When prospective buyers come to gumiyo.com - they don't browse or search like in the olden days... they create Gumiyo Alerts. These are like automated shopping bots that seek out items on behalf of buyers. When a watched item becomes available, we send a text message to the buyer on their mobile phone. Yep, I said it -- not their computer... We send it to the device they carry everywhere they go.
They can then respond directly to you via text -- so you get an immediate qualified lead to your phone -- OR -- they can use our 'Pass it On' feature. 'Pass it On' allows them to tell their friends about your listings too... I mean, the alerted person might not like the house - but they might know someone who does. So they send their friend a text message -- and the process continues.
No matter how it happens, the results are the same: You get well-qualified leads sent directly from your phone. And you keep from having to spend your entire day in front of a computer. Pretty nice.
Check gumiyo.com out - and if you have any questions, feel free to contact me directly. I would love to hear feedback on our offering.

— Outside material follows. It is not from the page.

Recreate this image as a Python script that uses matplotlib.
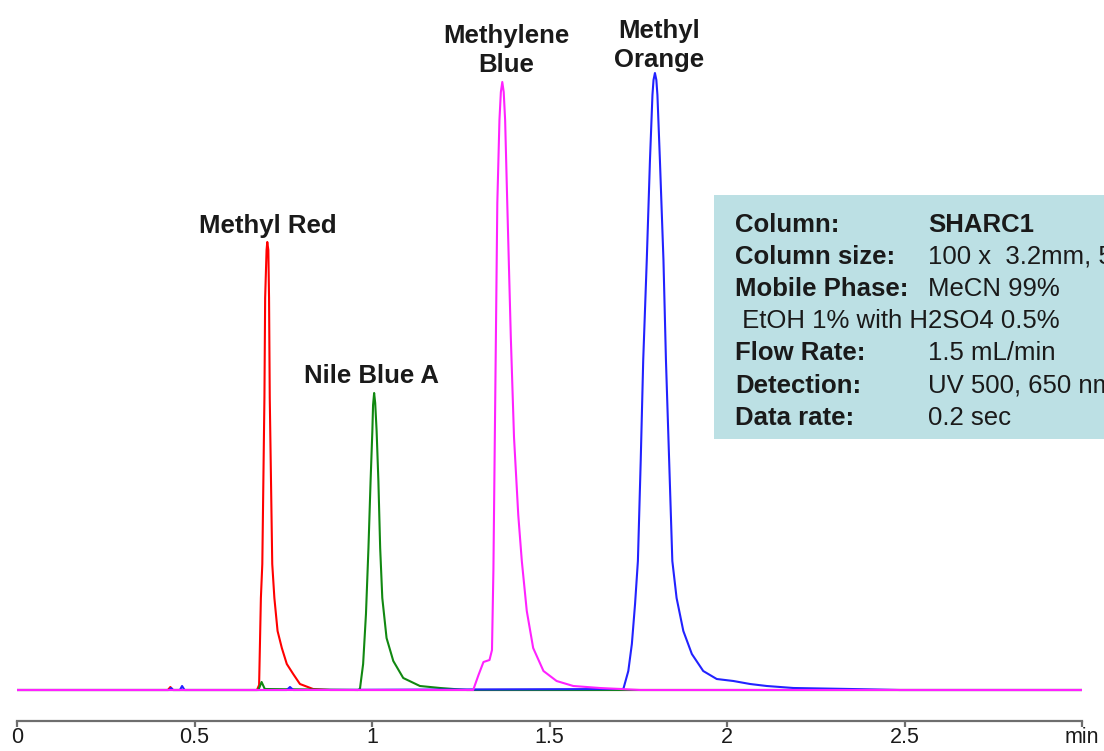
import matplotlib
matplotlib.use('Agg')
import matplotlib.pyplot as plt
from matplotlib.patches import Rectangle
import numpy as np

plt.rcParams['font.family'] = ['Liberation Sans', 'DejaVu Sans']

# ---- data (time in min, signal in arbitrary units) ----
red_t = [0.0, 0.425, 0.432, 0.439, 0.676, 0.682, 0.687, 0.691, 0.697, 0.699, 0.703, 0.705,
         0.708, 0.710, 0.712, 0.719, 0.725, 0.734, 0.746, 0.760, 0.778, 0.797, 0.834, 0.882, 3.0]
red_h = [0, 0, 3, 0, 0, 5, 92, 126, 293, 392, 440, 448,
         440, 392, 292, 126, 92, 59, 42, 26, 16, 6, 1, 0, 0]

green_t = [0.0, 0.680, 0.689, 0.698, 0.960, 0.966, 0.975, 0.983, 0.990, 0.996, 1.001, 1.003,
           1.006, 1.009, 1.013, 1.018, 1.023, 1.029, 1.041, 1.060, 1.088, 1.135, 1.192, 1.267, 3.0]
green_h = [0, 0, 8, 1, 0, 1, 26, 76, 142, 209, 259, 285,
           297, 287, 259, 209, 142, 92, 52, 29, 12, 4, 2, 0, 0]

magenta_t = [0.0, 1.285, 1.300, 1.314, 1.331, 1.338, 1.342, 1.345, 1.349, 1.353, 1.359, 1.363,
             1.367, 1.371, 1.375, 1.381, 1.391, 1.400, 1.412, 1.422, 1.436, 1.454, 1.483, 1.520,
             1.567, 1.642, 1.755, 3.0]
magenta_h = [0, 0, 15, 28, 30, 40, 120, 220, 353, 487, 570, 598,
             608, 598, 570, 487, 353, 253, 175, 129, 79, 42, 19, 9,
             4, 2, 0, 0]

blue_t = [0.0, 0.428, 0.434, 0.440, 0.459, 0.465, 0.472, 0.760, 0.769, 0.778,
          1.708, 1.722, 1.732, 1.741, 1.749, 1.757, 1.764, 1.774, 1.783, 1.790, 1.793, 1.797,
          1.801, 1.804, 1.811, 1.821, 1.828, 1.837, 1.846, 1.858, 1.877, 1.901, 1.933, 1.971,
          2.018, 2.065, 2.112, 2.187, 2.347, 2.487, 3.0]
blue_h = [0, 0, 2, 0, 0, 4, 0, 0, 3, 0,
          1, 19, 46, 86, 129, 230, 330, 430, 530, 595, 610, 617,
          610, 595, 530, 430, 330, 230, 129, 92, 59, 36, 19, 11,
          9, 6, 4, 2, 1, 0, 0]

trace_colors = ['#ff0000', '#118811', '#2222ff', '#ff22ff']
peak_names = ['Methyl Red', 'Nile Blue A', 'Methyl\nOrange', 'Methylene\nBlue']
label_offsets_px = [(1, 4), (-3, 5), (4, 1), (4, 5)]

tick_values = [0, 0.5, 1, 1.5, 2, 2.5, 3]
tick_labels = ['0', '0.5', '1', '1.5', '2', '2.5', 'min']

info_keys = ['Column:', 'Column size:', 'Mobile Phase:', '', 'Flow Rate:', 'Detection:', 'Data rate:']
info_vals = ['SHARC1', '100 x  3.2mm, 5 µm', 'MeCN 99%', '', '1.5 mL/min', 'UV 500, 650 nm', '0.2 sec']
info_extra = ' EtOH 1% with H2SO4 0.5%'

# ---- figure ----
W, H = 1104, 751
AX_BOTTOM_PX = 721
fig = plt.figure(figsize=(W / 100, H / 100), dpi=100)
ax = fig.add_axes([17 / W, (H - AX_BOTTOM_PX) / H, 1065 / W, AX_BOTTOM_PX / H])
ax.set_xlim(0, 3)
ax.set_ylim(-(AX_BOTTOM_PX - 690), 690)

series = [(red_t, red_h), (green_t, green_h), (blue_t, blue_h), (magenta_t, magenta_h)]
for (t, h), c, name, (dx, dy) in zip(series, trace_colors, peak_names, label_offsets_px):
    ax.plot(t, h, color=c, lw=1.5, solid_joinstyle='round')
    i = int(np.argmax(h))
    ax.annotate(name, xy=(t[i], h[i]), xytext=(dx * 0.72, dy * 0.72),
                textcoords='offset points', ha='center', va='bottom',
                fontsize=18.5, fontweight='bold', color='#1a1a1a',
                linespacing=1.28, multialignment='center')

for s in ['top', 'left', 'right']:
    ax.spines[s].set_visible(False)
ax.spines['bottom'].set_color('#6e6e6e')
ax.spines['bottom'].set_linewidth(1.6)
ax.set_yticks([])
ax.set_xticks(tick_values)
ax.set_xticklabels(tick_labels)
ax.tick_params(axis='x', direction='out', length=4.5, width=1.6, color='#6e6e6e',
               labelsize=15.5, labelcolor='#1a1a1a', pad=0)

# ---- info box ----
box_l, box_t, box_b = 714, 195, 439
fig.patches.append(Rectangle((box_l / W, 1 - box_b / H), (W + 10 - box_l) / W, (box_b - box_t) / H,
                             transform=fig.transFigure, facecolor='#bce0e4', edgecolor='none',
                             zorder=5))
baselines = [231.7, 263.9, 296.1, 328.3, 360.5, 392.7, 424.9]
for k, v, yb in zip(info_keys, info_vals, baselines):
    if k:
        fig.text(735 / W, 1 - yb / H, k, fontsize=18.5, fontweight='bold', color='#1a1a1a',
                 va='baseline', ha='left', zorder=6)
    if v:
        fig.text(928 / W, 1 - yb / H, v, fontsize=18.5,
                 fontweight='bold' if v == 'SHARC1' else 'normal', color='#1a1a1a',
                 va='baseline', ha='left', zorder=6)
fig.text(735 / W, 1 - baselines[3] / H, info_extra, fontsize=18.5, color='#1a1a1a',
         va='baseline', ha='left', zorder=6)

fig.savefig('out.png', dpi=100, facecolor='white')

P.S. We have more surprises concerning social advertising we plan on unveiling in the next couple of weeks - so keep yourself informed at blog.gumiyo.com
Posted by: Jef Rice | April 13, 2007 at 12:29 PM
From what I have read, that is the case. I don't spend a lot of time on Craig's List so I don't follow it too closely. The community policed content is what has been discussed at length on Active Rain in the last quarter. Some AR participants thought the community should have the option of this much control on Active Rain.
Posted by: Bonnie Erickson | April 10, 2007 at 05:27 PM
what a curse... looking good.
It is pretty bizare that the competition can delete. What if two unrepresented sellers list the same floor plan in a subdivision but one is $10,000 lower than the other? Does the higher priced have the ability to delete the competition?